Previous research: following my master in theoretical condensed matter physics and my PhD on modelling molecular self-assembly on semiconductor surfaces, I spent four years at ETHZ, where I pioneered new molecular dynamics techniques to model mass diffusion and chemical transformation in different materials. Here I also matured an interest for the energy problem, studying hydrogen storage in light weight alloys and energy conversion in SOFCs. Subsequently, I moved to TCD, and worked on different electron transport problems, as well as developed new models for environmental stability in 2D materials.

Career highlight: my EPSRC fellowship (£1.6M), which made possible to implement my idea of combining knowledge from molecular electronics and computational materials science to bring to the next level the molecular modelling of electrochemical systems in operation.  From a science point of view, simulating and revealing new features in the molecular structure of key electrified interfaces has been a career milestone.

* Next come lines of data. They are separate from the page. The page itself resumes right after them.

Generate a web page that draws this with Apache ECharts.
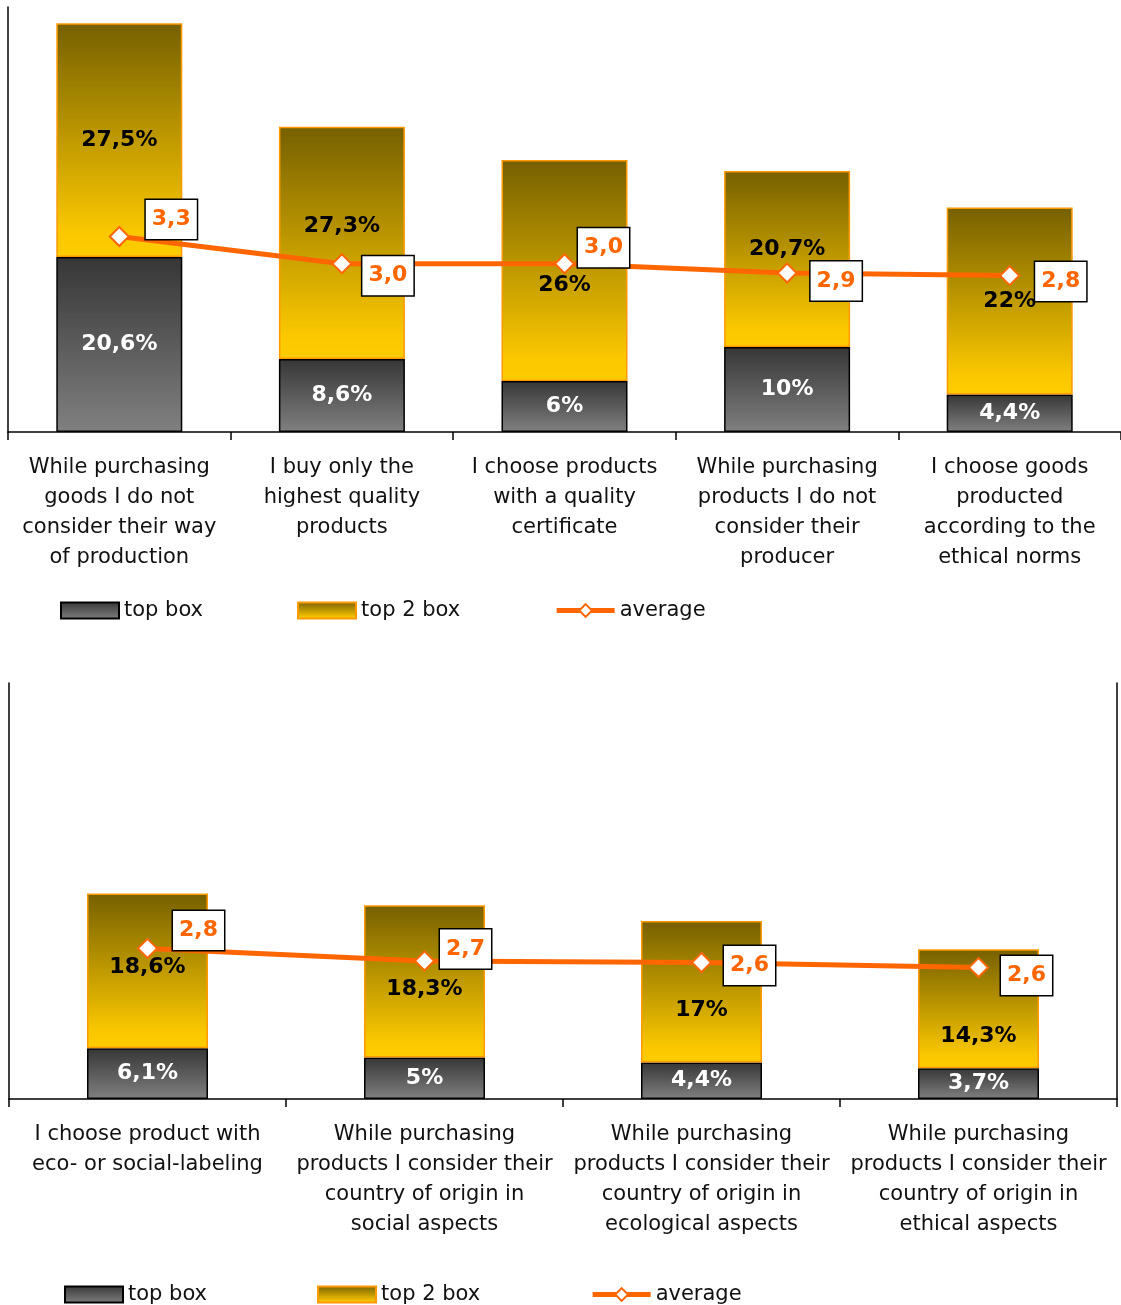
<!DOCTYPE html>
<html>
<head>
<meta charset="utf-8">
<script src="https://cdn.jsdelivr.net/npm/echarts@6/dist/echarts.min.js"></script>
<style>
html,body{margin:0;padding:0;background:#fff;}
#chart{width:1121px;height:1305px;}
</style>
</head>
<body>
<div id="chart"></div>
<script>
// ---- data (top chart) ----
const categoriesA = [
  'While purchasing\ngoods I do not\nconsider their way\nof production',
  'I buy only the\nhighest quality\nproducts',
  'I choose products\nwith a quality\ncertificate',
  'While purchasing\nproducts I do not\nconsider their\nproducer',
  'I choose goods\nproducted\naccording to the\nethical norms'
];
const topBoxA = [20.6, 8.6, 6, 10, 4.4];
const top2BoxA = [27.5, 27.3, 26, 20.7, 22];
const averageA = [3.3, 2.98, 2.98, 2.87, 2.84];

// ---- data (bottom chart) ----
const categoriesB = [
  'I choose product with\neco- or social-labeling',
  'While purchasing\nproducts I consider their\ncountry of origin in\nsocial aspects',
  'While purchasing\nproducts I consider their\ncountry of origin in\necological aspects',
  'While purchasing\nproducts I consider their\ncountry of origin in\nethical aspects'
];
const topBoxB = [6.1, 5, 4.4, 3.7];
const top2BoxB = [18.6, 18.3, 17, 14.3];
const averageB = [2.81, 2.66, 2.64, 2.58];

const seriesNames = ['top box', 'top 2 box', 'average'];

// ---- label layout (style only) ----
const avgLabelShiftA = [[52,-17],[46,12],[39,-16],[49,8],[51,6]];
const avgLabelShiftB = [[51,-18],[41,-12],[48,3],[48,8]];
const top2LabelShiftA = [0,-17,15,-10,0];
const top2LabelShiftB = [-4,8,19,28];

const FONT = 'DejaVu Sans';
const ORANGE = '#ff6600';
const fmtPct = v => String(v).replace('.', ',') + '%';
const fmtAvg = v => v.toFixed(1).replace('.', ',');

const grayGrad = () => new echarts.graphic.LinearGradient(0,0,0,1,[
  {offset:0,color:'#363636'},{offset:1,color:'#808080'}]);
const goldGrad = () => new echarts.graphic.LinearGradient(0,0,0,1,[
  {offset:0,color:'#766000'},{offset:0.9,color:'#fbc800'},{offset:1,color:'#ffcc00'}]);

function barSeries(name, vals, xi, yi, isTop2, shifts) {
  return {
    name: name, type: 'bar', stack: 's' + xi, xAxisIndex: xi, yAxisIndex: yi,
    barWidth: xi === 0 ? 126 : 121,
    itemStyle: isTop2
      ? {color: goldGrad(), borderColor: '#ff9900', borderWidth: 1.5}
      : {color: grayGrad(), borderColor: '#000', borderWidth: 1.5},
    label: {
      show: true, position: 'inside', fontFamily: FONT, fontWeight: 'bold', fontSize: 22,
      color: isTop2 ? '#000' : '#fff',
      formatter: p => fmtPct(p.value)
    },
    data: vals.map((v, i) => (shifts ? {value: v, label: {offset: [0, shifts[i]]}} : v)),
    z: 2
  };
}
function lineSeries(vals, xi, yi, shifts) {
  return {
    name: 'average', type: 'line', xAxisIndex: xi, yAxisIndex: yi,
    lineStyle: {color: ORANGE, width: 5},
    itemStyle: {color: '#fff', borderColor: ORANGE, borderWidth: 2},
    color: ORANGE,
    symbol: 'diamond', symbolSize: 19,
    label: {
      show: true, position: 'inside', fontFamily: FONT, fontWeight: 'bold', fontSize: 22,
      color: ORANGE, backgroundColor: '#fff', borderColor: '#000', borderWidth: 1.5,
      padding: [9, 6, 8, 6],
      formatter: p => fmtAvg(p.value)
    },
    data: vals.map((v, i) => ({value: v, label: {offset: shifts[i]}})),
    z: 5
  };
}

function catAxis(cats, gi) {
  return {
    type: 'category', gridIndex: gi, data: cats,
    axisLine: {show: true, lineStyle: {color: '#000', width: 1.5}},
    axisTick: {show: true, length: 8, lineStyle: {color: '#000', width: 1.5}},
    axisLabel: {interval: 0, margin: 21, fontFamily: FONT, fontSize: 21, lineHeight: 30, color: '#111'}
  };
}
function valAxis(gi, min, max, showLine, pos) {
  return {
    type: 'value', gridIndex: gi, min: min, max: max, position: pos,
    axisLine: {show: showLine, lineStyle: {color: '#000', width: 1.5}},
    axisTick: {show: false}, axisLabel: {show: false}, splitLine: {show: false}
  };
}
function legend(left, top, gap) {
  return {
    data: [
      {name: seriesNames[0], icon: 'rect'},
      {name: seriesNames[1], icon: 'rect'},
      {name: seriesNames[2],
       lineStyle: {color: ORANGE, width: 5},
       itemStyle: {color: '#fff', borderColor: ORANGE, borderWidth: 2}}
    ],
    left: left, top: top, itemGap: gap, itemWidth: 58, itemHeight: 16, padding: 0,
    textStyle: {fontFamily: FONT, fontSize: 21, color: '#111'},
    selectedMode: false
  };
}

const option = {
  animation: false,
  backgroundColor: '#fff',
  grid: [
    {left: 8, top: 7, width: 1115, height: 425},
    {left: 9, top: 683, width: 1108, height: 416}
  ],
  xAxis: [catAxis(categoriesA, 0), catAxis(categoriesB, 1)],
  yAxis: [
    valAxis(0, 0, 50, true, 'left'),
    valAxis(0, 1, 6, false, 'right'),
    valAxis(1, 0, 50, true, 'left'),
    valAxis(1, 1, 6, true, 'right')
  ],
  legend: [legend(60, 600, 94), legend(64, 1284, 110)],
  series: [
    barSeries('top box', topBoxA, 0, 0, false, null),
    barSeries('top 2 box', top2BoxA, 0, 0, true, top2LabelShiftA),
    lineSeries(averageA, 0, 1, avgLabelShiftA),
    barSeries('top box', topBoxB, 1, 2, false, null),
    barSeries('top 2 box', top2BoxB, 1, 2, true, top2LabelShiftB),
    lineSeries(averageB, 1, 3, avgLabelShiftB)
  ]
};
const chart = echarts.init(document.getElementById('chart'), null, {renderer: 'canvas'});
chart.setOption(option);
</script>
</body>
</html>
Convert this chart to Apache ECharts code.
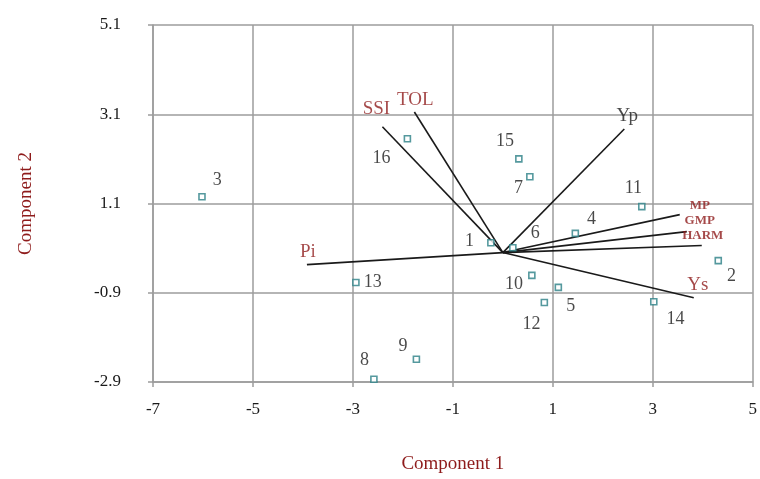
<!DOCTYPE html>
<html>
<head>
<meta charset="utf-8">
<script src="https://cdn.jsdelivr.net/npm/echarts@6/dist/echarts.min.js"></script>
<style>html,body{margin:0;padding:0;background:#fff}#c{width:760px;height:479px}</style>
</head>
<body>
<div id="c"></div>
<script>
// Genotype scores (points)
const pointNames = ['1','2','3','4','5','6','7','8','9','10','11','12','13','14','15','16'];
const pointX = [-0.24, 4.31, -6.02, 1.45, 1.11, 0.20, 0.54, -2.58, -1.73, 0.58, 2.78, 0.83, -2.94, 3.02, 0.32, -1.91];
const pointY = [0.22, -0.18, 1.25, 0.43, -0.78, 0.11, 1.70, -2.84, -2.39, -0.51, 1.03, -1.12, -0.67, -1.10, 2.10, 2.55];

// Variable vectors (loadings), drawn from origin
const vecNames = ['TOL', 'SSI', 'Yp', 'Pi', 'Ys', 'MP', 'GMP', 'HARM'];
const vecX = [-1.77, -2.41, 2.43, -3.92, 3.82, 3.54, 3.68, 3.98];
const vecY = [3.15, 2.82, 2.77, -0.27, -1.01, 0.85, 0.47, 0.16];
const originX = 0, originY = 0;

// Axis tick labels
const xTickLabels = ['-7', '-5', '-3', '-1', '1', '3', '5'];
const yTickLabels = ['-2.9', '-0.9', '1.1', '3.1', '5.1'];
const xMin = -7, xMax = 5, yMin = -2.9, yMax = 5.1;

// label placement (layout only)
const pointLabelPos = {
  '1': ['left', [-10, -2]], '2': ['right', [2, 16]], '3': ['right', [4, -17]], '4': ['right', [5, -14]],
  '5': ['right', [1, 19]], '6': ['right', [11, -14]], '7': ['left', [0, 12]], '8': ['left', [2, -19]],
  '9': ['left', [-2, -13]], '10': ['left', [-2, 9]], '11': ['left', [7, -18]], '12': ['left', [3, 22]],
  '13': ['right', [1, 0]], '14': ['right', [6, 18]], '15': ['left', [2, -18]], '16': ['left', [-10, 19]]
};
const vecLabelStyle = {
  TOL: { off: [1, 2], size: 19, color: 'red' }, SSI: { off: [-6, -3], size: 19, color: 'red' },
  Yp: { off: [3, 2], size: 19, color: 'black' }, Pi: { off: [1, 2], size: 19, color: 'red' },
  Ys: { off: [4, 2], size: 19, color: 'red' }, MP: { off: [20, 2], size: 13, color: 'red' },
  GMP: { off: [13, 1], size: 13, color: 'red' }, HARM: { off: [1, 2], size: 13, color: 'red' }
};

const serif = '"Liberation Serif", "DejaVu Serif", serif';
const darkRed = '#8e1b1b';
const textBlack = '#1a1a1a';
const gridColor = '#9c9c9c';

const series = [];
vecNames.forEach((n, i) => {
  series.push({
    type: 'line', xAxisIndex: 0, yAxisIndex: 0,
    data: [[originX, originY], [vecX[i], vecY[i]]],
    symbol: 'none', silent: true,
    lineStyle: { color: '#1a1a1a', width: 1.6 }, z: 3
  });
});
series.push({
  type: 'scatter', xAxisIndex: 0, yAxisIndex: 0,
  data: vecNames.map((n, i) => {
    const s = vecLabelStyle[n];
    const small = s.size < 15;
    return {
      value: [vecX[i], vecY[i]], name: n,
      label: { show: true, formatter: n, position: 'top', offset: s.off, fontSize: s.size,
        fontWeight: small ? 'bold' : 'normal',
        color: s.color === 'red' ? darkRed : textBlack, fontFamily: serif }
    };
  }),
  symbolSize: 0, silent: true, z: 4
});
series.push({
  type: 'scatter', xAxisIndex: 0, yAxisIndex: 0,
  data: pointNames.map((n, i) => ({
    value: [pointX[i], pointY[i]], name: n,
    label: { show: true, formatter: n, position: pointLabelPos[n][0], offset: pointLabelPos[n][1],
      fontSize: 18, color: textBlack, fontFamily: serif, distance: 3 }
  })),
  symbol: 'rect', symbolSize: 6,
  itemStyle: { color: '#ffffff', borderColor: '#2a7f86', borderWidth: 1.6 },
  z: 5
});

const chart = echarts.init(document.getElementById('c'), null, { renderer: 'canvas' });
chart.setOption({
  animation: false,
  backgroundColor: '#ffffff',
  grid: { left: 153, right: 5, top: 25, bottom: 95, containLabel: false },
  xAxis: [
    { type: 'value', min: xMin, max: xMax, show: false },
    {
      type: 'value', min: 0, max: (xTickLabels.length - 1) * 2, interval: 2, position: 'bottom',
      name: 'Component 1', nameLocation: 'middle', nameGap: 73,
      nameTextStyle: { color: darkRed, fontSize: 19, fontFamily: serif },
      axisLine: { show: true, lineStyle: { color: gridColor, width: 1.5 } },
      axisTick: { show: true, length: 5, lineStyle: { color: gridColor, width: 1.5 } },
      axisLabel: { formatter: v => xTickLabels[Math.round(v / 2)], margin: 19, color: textBlack, fontSize: 17, fontFamily: serif },
      splitLine: { show: true, lineStyle: { color: gridColor, width: 1.5 } }
    }
  ],
  yAxis: [
    { type: 'value', min: yMin, max: yMax, show: false },
    {
      type: 'value', min: 0, max: (yTickLabels.length - 1) * 2, interval: 2, position: 'left',
      name: 'Component 2', nameLocation: 'middle', nameGap: 117, nameRotate: 90,
      nameTextStyle: { color: darkRed, fontSize: 19, fontFamily: serif },
      axisLine: { show: true, lineStyle: { color: gridColor, width: 1.5 } },
      axisTick: { show: true, length: 5, lineStyle: { color: gridColor, width: 1.5 } },
      axisLabel: { formatter: v => yTickLabels[Math.round(v / 2)], margin: 32, color: textBlack, fontSize: 17, fontFamily: serif },
      splitLine: { show: true, lineStyle: { color: gridColor, width: 1.5 } }
    }
  ],
  series: series
});
</script>
</body>
</html>
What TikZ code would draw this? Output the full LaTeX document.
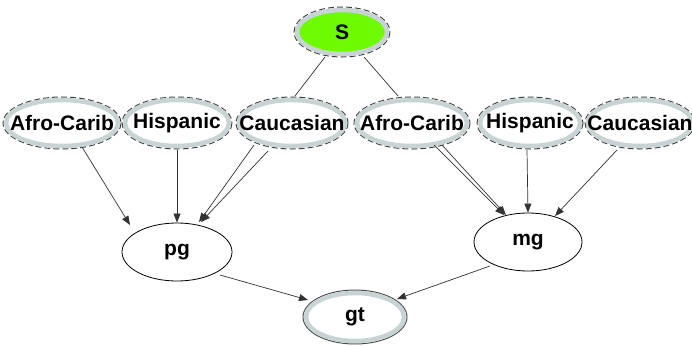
\documentclass[tikz,border=0pt]{standalone}
\usepackage{fontspec}
\setmainfont{Liberation Sans}
\usetikzlibrary{shapes.geometric,arrows.meta,calc}
\definecolor{ring}{RGB}{200,212,212}
\definecolor{sgreen}{RGB}{110,250,0}
\tikzset{
  lbl/.style={font=\fontsize{21}{23}\selectfont\bfseries,inner sep=0pt},
  plain/.style={ellipse,draw=black,line width=0.8pt,fill=white,inner sep=0pt},
  ringed/.style={ellipse,draw=ring,line width=4.5pt,fill=white,inner sep=0pt},
  dashring/.style={draw=black!75,dashed,dash pattern=on 6pt off 3pt,line width=1pt},
  edge/.style={draw=black!80,line width=0.7pt,-{Triangle[length=9pt,width=7pt]}},
  bare/.style={draw=black!80,line width=0.7pt},
}
\newcommand\gnode[6]{% name, x, y, rx, ry, text
  \draw[dashring] (#2,#3) ellipse [x radius=#4, y radius=#5];
  \node[ringed,minimum width={2*(#4-3)},minimum height={2*(#5-3)}] (#1) at (#2,#3) {};
  \node[lbl] (#1-t) at (#2,#3) {#6};
}
\begin{document}
\begin{tikzpicture}[x=1pt,y=-1pt]
\useasboundingbox (0,0) rectangle (692,345);
% S
\draw[dashring] (342,32) ellipse [x radius=48, y radius=25];
\node[ringed,fill=sgreen,minimum width=90,minimum height=44] (S) at (342,32) {};
\node[lbl] (S-t) at (342,32) {S};
% top row
\gnode{ac1}{62}{123}{59}{26}{Afro-Carib}
\gnode{h1}{177}{123}{55}{26}{Hispanic}
\gnode{c1}{292}{123}{56}{26}{Caucasian}
\gnode{ac2}{412}{123}{58}{26}{Afro-Carib}
\gnode{h2}{530}{123}{53}{26}{Hispanic}
\gnode{c2}{640}{123}{55}{26}{Caucasian}
% middle
\node[plain,minimum width=110,minimum height=58] (pg) at (177,252) {};
\node[lbl] (pg-t) at (177,252) {pg};
\node[plain,minimum width=108,minimum height=58] (mg) at (528,242) {};
\node[lbl] (mg-t) at (528,242) {mg};
% gt
\draw[draw=black!70,line width=1pt] (355,317) ellipse [x radius=52, y radius=27];
\node[ringed,minimum width=98,minimum height=48] (gt) at (355,317) {};
\node[lbl] (gt-t) at (355,317) {gt};
% edges
\path[bare] ($(S.center)+(-17,25)$) -- ($(c1.center)+(3,-27)$);
\path[bare] ($(S.center)+(22,25)$) -- ($(ac2.center)+(-14,-27)$);
\path[edge] ($(ac1.center)+(20,24)$) -- (130,225);
\path[edge] (h1.center|-0,150) -- (pg.north);
\path[edge] ($(c1.center)+(-38,22)$) -- (199,222);
\path[edge] ($(c1.center)+(-24,28)$) -- (201,222);
\path[edge] ($(ac2.center)+(22,22)$) -- (504,215);
\path[edge] ($(ac2.center)+(30,22)$) -- (506,215);
\path[edge] (527,150) -- (mg.north);
\path[edge] ($(c2.center)+(-23,27)$) -- (555,216);
\path[edge] (220,275) -- (308,300);
\path[edge] (490,266) -- (397,299);
\end{tikzpicture}
\end{document}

What I enjoy about my work: I love science and the rigour of its language. I enjoy exchanging ideas with the people I work with and to be part of innovative projects. This, and the sensation of excitement and inspiration which follows every new discovery or the understanding and exploration of unknown territories, is what drives my motivation. Network and funding: I am a founder and leader of the ICL Electrochemistry Network, which connects the large electrochemistry research community across ICL, and part of the steering committee of the Thomas Young Centre, which coordinates across London the activities of more than 100 theoretical research groups; In this quality have also organised many successful symposia and seminars. I am also part of exciting research projects in collaboration with industrial partners, for instance, I lead the computational WP of a BP-ICAM strategic project on hydrogen production, with several outstanding scientists from ICL, UoM and UIUC, to be awarded in Q1 2022, I am part of a project on CO2 management, founded by the Qatar science foundation, in collaboration with Shell.